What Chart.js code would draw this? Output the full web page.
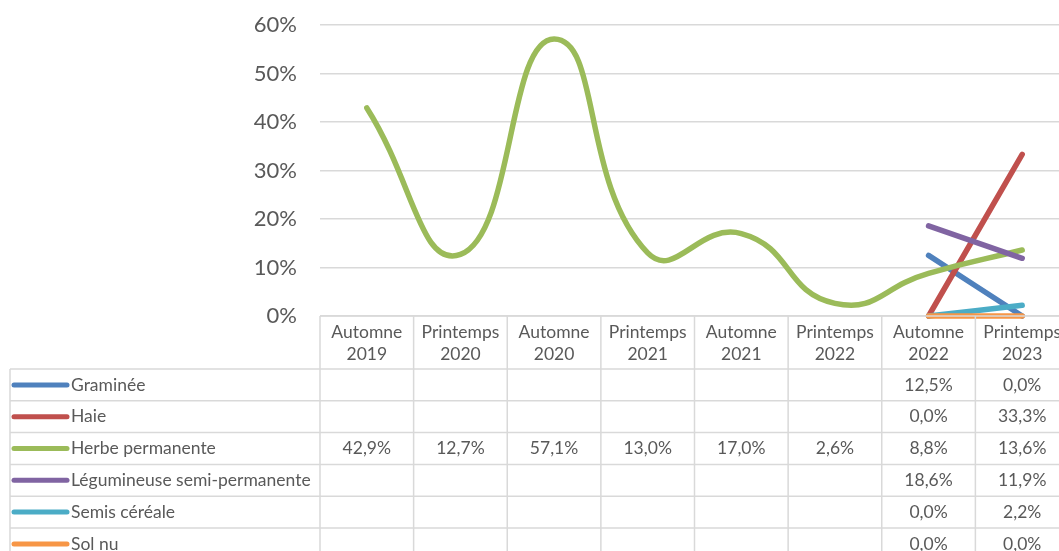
<!DOCTYPE html>
<html>
<head>
<meta charset="utf-8">
<script src="https://cdn.jsdelivr.net/npm/chart.js@4/dist/chart.umd.min.js"></script>
<style>
  html, body { margin: 0; padding: 0; background: #fff; overflow: hidden; }
  #wrap { position: relative; width: 1075px; height: 551px; }
</style>
</head>
<body>
<div id="wrap"><canvas id="chart"></canvas></div>
<script>
// periodes (2 lignes dans le tableau)
const periodes = [
  ["Automne", "2019"], ["Printemps", "2020"], ["Automne", "2020"], ["Printemps", "2021"],
  ["Automne", "2021"], ["Printemps", "2022"], ["Automne", "2022"], ["Printemps", "2023"]
];

const graminee = [null, null, null, null, null, null, 12.5, 0.0];
const haie = [null, null, null, null, null, null, 0.0, 33.3];
const herbePermanente = [42.9, 12.7, 57.1, 13.0, 17.0, 2.6, 8.8, 13.6];
const legumineuse = [null, null, null, null, null, null, 18.6, 11.9];
const semisCereale = [null, null, null, null, null, null, 0.0, 2.2];
const solNu = [null, null, null, null, null, null, 0.0, 0.0];

const yTicks = [0, 10, 20, 30, 40, 50, 60];

const series = [
  { label: "Graminée", data: graminee, color: "#4F81BD" },
  { label: "Haie", data: haie, color: "#C0504D" },
  { label: "Herbe permanente", data: herbePermanente, color: "#9BBB59" },
  { label: "Légumineuse semi-permanente", data: legumineuse, color: "#8064A2" },
  { label: "Semis céréale", data: semisCereale, color: "#4BACC6" },
  { label: "Sol nu", data: solNu, color: "#F79646" }
];

const FONT = "Lato, 'Open Sans', sans-serif";
const GRID = "#d9d9d9";
const TEXT = "#595959";

// tableau de donnees sous le graphique
const dataTable = {
  id: "dataTable",
  afterDraw(chart) {
    const ctx = chart.ctx;
    const xs = chart.scales.x;
    const area = chart.chartArea;
    const colW = (area.right - area.left) / periodes.length;
    const top = area.bottom;
    const headH = 53;
    const rowH = 31.8;
    const legendLeft = 10;
    const bodyTop = top + headH;
    const bottom = bodyTop + rowH * series.length;

    ctx.save();
    ctx.strokeStyle = GRID;
    ctx.lineWidth = 1.5;
    ctx.beginPath();
    // lignes horizontales
    ctx.moveTo(area.left, top); ctx.lineTo(area.right, top);
    for (let r = 0; r <= series.length; r++) {
      const y = bodyTop + r * rowH;
      ctx.moveTo(legendLeft, y); ctx.lineTo(area.right, y);
    }
    // lignes verticales
    ctx.moveTo(legendLeft, bodyTop); ctx.lineTo(legendLeft, bottom);
    for (let c = 0; c <= periodes.length; c++) {
      const x = area.left + c * colW;
      ctx.moveTo(x, top); ctx.lineTo(x, bottom);
    }
    ctx.stroke();

    ctx.fillStyle = TEXT;
    ctx.font = "17.5px " + FONT;
    ctx.textAlign = "center";
    ctx.textBaseline = "middle";
    periodes.forEach((p, i) => {
      const x = xs.getPixelForValue(i);
      ctx.fillText(p[0], x, top + 16);
      ctx.fillText(p[1], x, top + 38);
    });

    series.forEach((s, r) => {
      const yc = bodyTop + r * rowH + rowH / 2;
      ctx.strokeStyle = s.color;
      ctx.lineWidth = 5;
      ctx.lineCap = "round";
      ctx.beginPath();
      ctx.moveTo(14, yc); ctx.lineTo(67, yc);
      ctx.stroke();
      ctx.textAlign = "left";
      ctx.fillText(s.label, 71, yc);
      ctx.textAlign = "center";
      s.data.forEach((v, i) => {
        if (v === null) return;
        ctx.fillText(v.toFixed(1).replace(".", ",") + "%", xs.getPixelForValue(i), yc);
      });
    });
    ctx.restore();
  }
};

new Chart(document.getElementById("chart"), {
  type: "line",
  data: {
    labels: periodes.map(p => p.join(" ")),
    datasets: series.map((s, i) => ({
      label: s.label,
      data: s.data,
      borderColor: s.color,
      backgroundColor: s.color,
      borderWidth: 5.5,
      borderCapStyle: "round",
      pointRadius: 0,
      tension: 0.5,
      clip: false,
      order: series.length - i
    }))
  },
  options: {
    responsive: true,
    maintainAspectRatio: false,
    animation: false,
    layout: { padding: { left: 0, top: 25, right: 6, bottom: 235 } },
    plugins: { legend: { display: false }, tooltip: { enabled: false } },
    scales: {
      x: { display: false, offset: true },
      y: {
        min: 0,
        max: 60,
        afterFit: scale => {
          scale.width = 320;
          scale.paddingTop = 0;
          scale.paddingBottom = 0;
        },
        afterBuildTicks: scale => { scale.ticks = yTicks.map(v => ({ value: v })); },
        ticks: {
          padding: 23,
          color: TEXT,
          font: { family: FONT, size: 22 },
          callback: v => v + "%"
        },
        grid: { color: GRID, lineWidth: 1.5, drawTicks: false },
        border: { display: false }
      }
    }
  },
  plugins: [dataTable]
});
</script>
</body>
</html>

:::::

▶ _TASK TO CARRY OUT_
Repeat the listing above from its first line through the line that contains "const yTicks = [0, 10, 20, 30, 40, 50, 60];", both included, and nothing more. Drop the pictures.

▶ _WRITTEN SOLUTION_
What Chart.js code would draw this? Output the full web page.
<!DOCTYPE html>
<html>
<head>
<meta charset="utf-8">
<script src="https://cdn.jsdelivr.net/npm/chart.js@4/dist/chart.umd.min.js"></script>
<style>
  html, body { margin: 0; padding: 0; background: #fff; overflow: hidden; }
  #wrap { position: relative; width: 1075px; height: 551px; }
</style>
</head>
<body>
<div id="wrap"><canvas id="chart"></canvas></div>
<script>
// periodes (2 lignes dans le tableau)
const periodes = [
  ["Automne", "2019"], ["Printemps", "2020"], ["Automne", "2020"], ["Printemps", "2021"],
  ["Automne", "2021"], ["Printemps", "2022"], ["Automne", "2022"], ["Printemps", "2023"]
];

const graminee = [null, null, null, null, null, null, 12.5, 0.0];
const haie = [null, null, null, null, null, null, 0.0, 33.3];
const herbePermanente = [42.9, 12.7, 57.1, 13.0, 17.0, 2.6, 8.8, 13.6];
const legumineuse = [null, null, null, null, null, null, 18.6, 11.9];
const semisCereale = [null, null, null, null, null, null, 0.0, 2.2];
const solNu = [null, null, null, null, null, null, 0.0, 0.0];

const yTicks = [0, 10, 20, 30, 40, 50, 60];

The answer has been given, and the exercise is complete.